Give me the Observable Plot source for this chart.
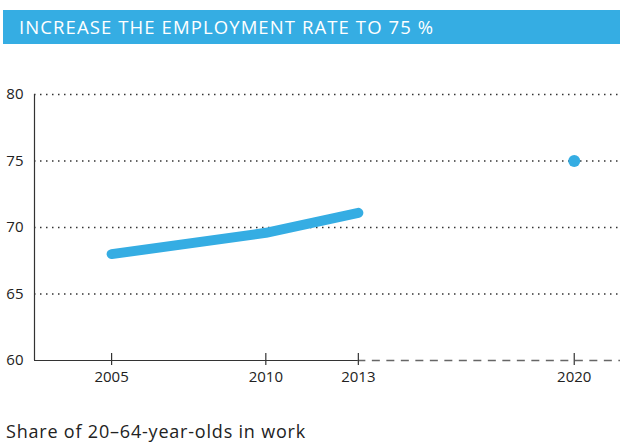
<!DOCTYPE html>
<html>
<head>
<meta charset="utf-8">
<script src="https://cdn.jsdelivr.net/npm/d3@7"></script>
<script src="https://cdn.jsdelivr.net/npm/@observablehq/plot@0.6"></script>
<style>
  body { margin: 0; background: #fff; font-family: "Open Sans", sans-serif; width: 620px; height: 444px; position: relative; overflow: hidden; }
  #title { position: absolute; left: 3px; top: 10px; width: 617px; height: 34px; background: #35ADE3; color: #fff; font-size: 18.5px; line-height: 34px; box-sizing: border-box; padding-left: 16px; white-space: nowrap; letter-spacing: 1.1px; }
  #chart { position: absolute; left: 0; top: 44px; }
  #caption { position: absolute; left: 6px; top: 421px; height: 20px; font-size: 18px; line-height: 20px; color: #222; white-space: nowrap; letter-spacing: 0.8px; }
</style>
</head>
<body>
<div id="title">INCREASE THE EMPLOYMENT RATE TO 75 %</div>
<div id="chart"></div>
<div id="caption">Share of 20–64-year-olds in work</div>
<script>
const years = [2005, 2010, 2013];
const rates = [68.0, 69.6, 71.1];
const targetYear = [2020];
const targetRate = [75];
const xTicks = [2005, 2010, 2013, 2020];
const yTicks = [60, 65, 70, 75, 80];
const gridValues = [65, 70, 75, 80];
const xDomain = [2002.5, 2021.5];
const yDomain = [60, 80];
const lastActual = 2013;

const blue = "#35ADE3";
const ink = "#333";

const series = years.map((y, i) => ({year: y, rate: rates[i]}));
const target = targetYear.map((y, i) => ({year: y, rate: targetRate[i]}));

const chart = Plot.plot({
  width: 620,
  height: 356,
  marginLeft: 34,
  marginRight: 0,
  marginTop: 50,
  marginBottom: 40,
  style: {fontFamily: "'Open Sans', sans-serif", fontSize: "15px", color: "#222", background: "transparent"},
  x: {domain: xDomain},
  y: {domain: yDomain},
  marks: [
    Plot.ruleY(gridValues, {y: d => d, stroke: ink, strokeWidth: 1.3, strokeDasharray: "1.5,4.5", strokeOpacity: 1}),
    Plot.ruleX([xDomain[0]], {x: d => d, y1: yDomain[0], y2: yDomain[1], stroke: ink, strokeWidth: 1.2}),
    Plot.ruleY([yDomain[0]], {y: d => d, x1: xDomain[0], x2: lastActual, stroke: ink, strokeWidth: 1.2}),
    Plot.ruleY([yDomain[0]], {y: d => d, x1: lastActual, x2: xDomain[1], stroke: "#666", strokeWidth: 1.3, strokeDasharray: "8,6.5", strokeDashoffset: -14}),
    Plot.ruleX(xTicks, {x: d => d, y1: yDomain[0], y2: yDomain[0], insetTop: -7, insetBottom: -5, stroke: ink, strokeWidth: 1.2}),
    Plot.axisX({ticks: xTicks, tickFormat: d => String(d), tickSize: 0, tickPadding: 11, label: null}),
    Plot.axisY({ticks: yTicks, tickSize: 0, tickPadding: 11, label: null}),
    Plot.line(series, {x: "year", y: "rate", stroke: blue, strokeWidth: 10, strokeLinecap: "round", strokeLinejoin: "round"}),
    Plot.dot(target, {x: "year", y: "rate", fill: blue, r: 6, stroke: null})
  ]
});
document.getElementById("chart").appendChild(chart);
</script>
</body>
</html>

- WHAT IS EXPECTED
Up to and including the line containing "const target = targetYear.map((y, i)", repeat every line from the start of the data, but none of the pictures.

- RESPONSE BELOW
Give me the Observable Plot source for this chart.
<!DOCTYPE html>
<html>
<head>
<meta charset="utf-8">
<script src="https://cdn.jsdelivr.net/npm/d3@7"></script>
<script src="https://cdn.jsdelivr.net/npm/@observablehq/plot@0.6"></script>
<style>
  body { margin: 0; background: #fff; font-family: "Open Sans", sans-serif; width: 620px; height: 444px; position: relative; overflow: hidden; }
  #title { position: absolute; left: 3px; top: 10px; width: 617px; height: 34px; background: #35ADE3; color: #fff; font-size: 18.5px; line-height: 34px; box-sizing: border-box; padding-left: 16px; white-space: nowrap; letter-spacing: 1.1px; }
  #chart { position: absolute; left: 0; top: 44px; }
  #caption { position: absolute; left: 6px; top: 421px; height: 20px; font-size: 18px; line-height: 20px; color: #222; white-space: nowrap; letter-spacing: 0.8px; }
</style>
</head>
<body>
<div id="title">INCREASE THE EMPLOYMENT RATE TO 75 %</div>
<div id="chart"></div>
<div id="caption">Share of 20–64-year-olds in work</div>
<script>
const years = [2005, 2010, 2013];
const rates = [68.0, 69.6, 71.1];
const targetYear = [2020];
const targetRate = [75];
const xTicks = [2005, 2010, 2013, 2020];
const yTicks = [60, 65, 70, 75, 80];
const gridValues = [65, 70, 75, 80];
const xDomain = [2002.5, 2021.5];
const yDomain = [60, 80];
const lastActual = 2013;

const blue = "#35ADE3";
const ink = "#333";

const series = years.map((y, i) => ({year: y, rate: rates[i]}));
const target = targetYear.map((y, i) => ({year: y, rate: targetRate[i]}));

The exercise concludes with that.